[Set exercise]:
Copy out each line below that has the word "this" in it.

Rows from a dataset of charts and code:
────────────────

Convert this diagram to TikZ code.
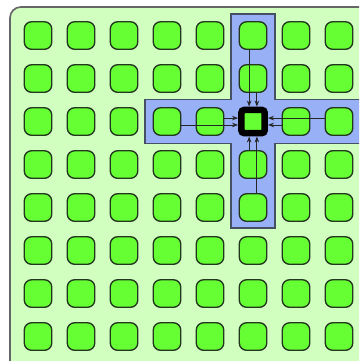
\documentclass[tikz,border=0pt]{standalone}
\usetikzlibrary{arrows.meta}
\definecolor{boardbg}{RGB}{208,255,192}
\definecolor{cellgreen}{RGB}{102,255,51}
\definecolor{celledge}{RGB}{35,55,30}
\definecolor{bandblue}{RGB}{152,176,246}
\definecolor{bandedge}{RGB}{70,80,100}
\begin{document}
\begin{tikzpicture}[x=1cm,y=-1cm,
  cell/.style={draw=celledge,fill=cellgreen,line width=0.9pt,rounded corners=0.17cm,minimum size=0.64cm,inner sep=0pt},
  hub/.style={draw=black,fill=cellgreen,line width=0.155cm,rounded corners=0.07cm,minimum size=0.54cm,inner sep=0pt},
  feed/.style={-{Stealth[length=4pt,width=3pt]},line width=0.6pt,draw=black!85}]
\clip (0,0) rectangle (8.349,8.395);
\draw[draw=black!60,fill=boardbg,line width=1.1pt,rounded corners=0.25cm] (0.233,0.163) rectangle (8.8,8.8);
% cross of neighbours
\draw[draw=bandedge,fill=bandblue,line width=0.7pt]
  (5.372,0.326) -- (6.395,0.326) -- (6.395,2.316) -- (8.8,2.316) -- (8.8,3.336)
  -- (6.395,3.336) -- (6.395,5.302) -- (5.372,5.302) -- (5.372,3.336)
  -- (3.372,3.336) -- (3.372,2.316) -- (5.372,2.316) -- cycle;
% grid of cells
\foreach \i in {1,...,8}
  \foreach \j in {1,...,8}
    \node[cell] (c-\i-\j) at ({0.884+\i-1},{0.826+\j-1}) {};
\node[hub] (hub) at (c-6-3) {};
% arrows into the hub
\draw[feed] ([xshift=-0.09cm]c-6-1.south) -- ([xshift=-0.09cm]hub.north);
\draw[feed] ([xshift=0.09cm]c-6-2.south) -- ([xshift=0.09cm]hub.north);
\draw[feed] ([xshift=0.09cm]c-6-5.north) -- ([xshift=0.09cm]hub.south);
\draw[feed] ([xshift=-0.09cm]c-6-4.north) -- ([xshift=-0.09cm]hub.south);
\draw[feed] ([yshift=-0.08cm]c-4-3.east) -- ([yshift=-0.08cm]hub.west);
\draw[feed] ([yshift=0.08cm]c-5-3.east) -- ([yshift=0.08cm]hub.west);
\draw[feed] ([yshift=0.08cm]c-8-3.west) -- ([yshift=0.08cm]hub.east);
\draw[feed] ([yshift=-0.08cm]c-7-3.west) -- ([yshift=-0.08cm]hub.east);
\end{tikzpicture}
\end{document}
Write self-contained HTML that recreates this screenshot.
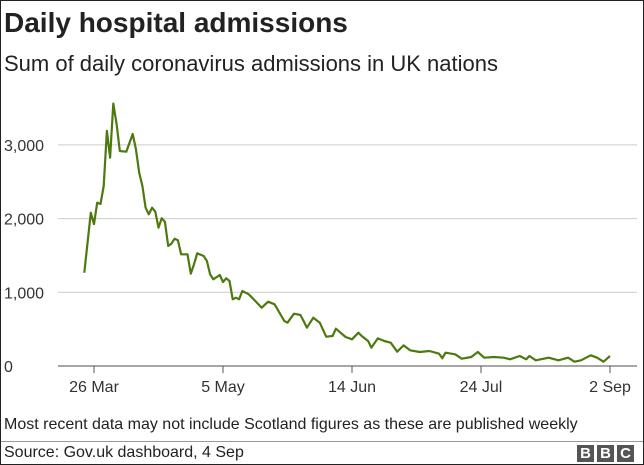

────────────────

[Answer for the task]:
Convert this diagram to TikZ code.
Write self-contained HTML that recreates this screenshot.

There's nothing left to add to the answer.